## Begin Data segment

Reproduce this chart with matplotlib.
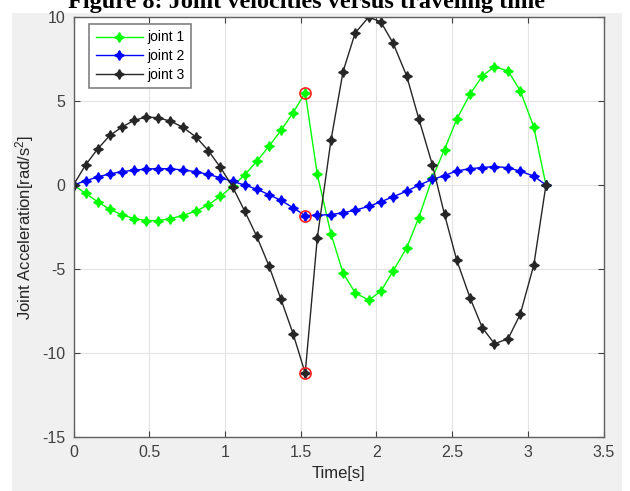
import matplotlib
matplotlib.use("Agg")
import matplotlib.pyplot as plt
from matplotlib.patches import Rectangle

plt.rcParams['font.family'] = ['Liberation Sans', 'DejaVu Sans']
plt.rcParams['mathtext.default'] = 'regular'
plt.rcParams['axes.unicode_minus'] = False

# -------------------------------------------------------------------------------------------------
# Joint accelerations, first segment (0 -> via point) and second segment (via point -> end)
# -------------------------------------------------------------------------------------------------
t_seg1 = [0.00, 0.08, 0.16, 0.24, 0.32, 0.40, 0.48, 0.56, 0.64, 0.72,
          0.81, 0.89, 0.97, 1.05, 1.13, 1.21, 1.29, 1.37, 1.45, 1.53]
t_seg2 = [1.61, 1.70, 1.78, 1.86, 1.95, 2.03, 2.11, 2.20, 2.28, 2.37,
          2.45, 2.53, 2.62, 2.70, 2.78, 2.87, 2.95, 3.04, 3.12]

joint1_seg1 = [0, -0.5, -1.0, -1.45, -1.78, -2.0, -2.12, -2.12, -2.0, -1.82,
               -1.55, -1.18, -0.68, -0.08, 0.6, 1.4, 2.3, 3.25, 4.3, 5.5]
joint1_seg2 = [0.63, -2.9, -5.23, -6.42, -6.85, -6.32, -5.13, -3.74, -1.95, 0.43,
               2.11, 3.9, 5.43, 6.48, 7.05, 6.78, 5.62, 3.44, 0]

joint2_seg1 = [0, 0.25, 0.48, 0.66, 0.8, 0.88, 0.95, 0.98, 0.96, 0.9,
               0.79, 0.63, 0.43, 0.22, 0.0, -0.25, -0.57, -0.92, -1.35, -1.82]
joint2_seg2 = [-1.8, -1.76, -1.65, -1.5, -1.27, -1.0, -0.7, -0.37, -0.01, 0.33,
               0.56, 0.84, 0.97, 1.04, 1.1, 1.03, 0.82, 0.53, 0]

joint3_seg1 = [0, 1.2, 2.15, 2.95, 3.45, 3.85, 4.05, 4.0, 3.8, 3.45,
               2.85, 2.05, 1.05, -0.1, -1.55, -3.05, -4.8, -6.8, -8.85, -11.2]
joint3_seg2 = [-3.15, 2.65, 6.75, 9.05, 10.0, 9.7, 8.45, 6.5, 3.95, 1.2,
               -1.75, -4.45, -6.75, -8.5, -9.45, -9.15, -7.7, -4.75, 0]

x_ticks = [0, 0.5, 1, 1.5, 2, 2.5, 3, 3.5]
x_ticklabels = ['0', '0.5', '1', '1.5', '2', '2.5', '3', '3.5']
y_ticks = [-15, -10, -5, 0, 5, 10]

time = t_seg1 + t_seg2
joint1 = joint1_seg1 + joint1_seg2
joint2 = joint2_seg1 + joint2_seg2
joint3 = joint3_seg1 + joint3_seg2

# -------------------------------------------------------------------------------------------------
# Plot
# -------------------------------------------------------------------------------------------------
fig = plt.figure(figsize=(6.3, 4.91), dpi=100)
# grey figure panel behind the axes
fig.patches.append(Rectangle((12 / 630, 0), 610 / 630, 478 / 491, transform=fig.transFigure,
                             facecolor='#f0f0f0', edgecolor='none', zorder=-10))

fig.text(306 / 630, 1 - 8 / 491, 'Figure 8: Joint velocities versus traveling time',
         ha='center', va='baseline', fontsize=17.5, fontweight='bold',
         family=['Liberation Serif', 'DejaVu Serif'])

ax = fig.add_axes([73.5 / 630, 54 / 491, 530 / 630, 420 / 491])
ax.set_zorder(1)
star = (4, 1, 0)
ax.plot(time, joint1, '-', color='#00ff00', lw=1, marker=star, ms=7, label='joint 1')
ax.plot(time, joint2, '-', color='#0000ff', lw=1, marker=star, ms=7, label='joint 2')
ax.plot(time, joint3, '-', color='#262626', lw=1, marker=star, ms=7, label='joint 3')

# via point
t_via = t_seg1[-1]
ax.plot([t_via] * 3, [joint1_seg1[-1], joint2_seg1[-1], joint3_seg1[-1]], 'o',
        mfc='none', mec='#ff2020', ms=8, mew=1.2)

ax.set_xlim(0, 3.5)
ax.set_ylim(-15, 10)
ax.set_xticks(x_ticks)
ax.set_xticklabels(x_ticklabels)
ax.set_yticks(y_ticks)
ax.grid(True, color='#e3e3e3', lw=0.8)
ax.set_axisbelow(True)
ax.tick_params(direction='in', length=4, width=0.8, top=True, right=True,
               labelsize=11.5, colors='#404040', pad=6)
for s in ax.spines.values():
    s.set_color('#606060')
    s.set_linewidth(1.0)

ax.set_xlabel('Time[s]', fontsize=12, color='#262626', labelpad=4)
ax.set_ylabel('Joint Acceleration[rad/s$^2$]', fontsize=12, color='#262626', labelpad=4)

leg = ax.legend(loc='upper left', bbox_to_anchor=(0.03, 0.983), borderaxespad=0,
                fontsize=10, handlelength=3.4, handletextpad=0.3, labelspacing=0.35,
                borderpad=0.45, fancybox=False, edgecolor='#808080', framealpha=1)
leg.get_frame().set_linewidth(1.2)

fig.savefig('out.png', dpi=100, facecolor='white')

## End Data segment

[Stated task] Everything from the top line of the data down to and including the line with "2.45, 2.53, 2.62, 2.70, 2.78, 2.87, 2.95, 3.04, 3.12]" is to be copied, except the pictures.

[Final result]
Reproduce this chart with matplotlib.
import matplotlib
matplotlib.use("Agg")
import matplotlib.pyplot as plt
from matplotlib.patches import Rectangle

plt.rcParams['font.family'] = ['Liberation Sans', 'DejaVu Sans']
plt.rcParams['mathtext.default'] = 'regular'
plt.rcParams['axes.unicode_minus'] = False

# -------------------------------------------------------------------------------------------------
# Joint accelerations, first segment (0 -> via point) and second segment (via point -> end)
# -------------------------------------------------------------------------------------------------
t_seg1 = [0.00, 0.08, 0.16, 0.24, 0.32, 0.40, 0.48, 0.56, 0.64, 0.72,
          0.81, 0.89, 0.97, 1.05, 1.13, 1.21, 1.29, 1.37, 1.45, 1.53]
t_seg2 = [1.61, 1.70, 1.78, 1.86, 1.95, 2.03, 2.11, 2.20, 2.28, 2.37,
          2.45, 2.53, 2.62, 2.70, 2.78, 2.87, 2.95, 3.04, 3.12]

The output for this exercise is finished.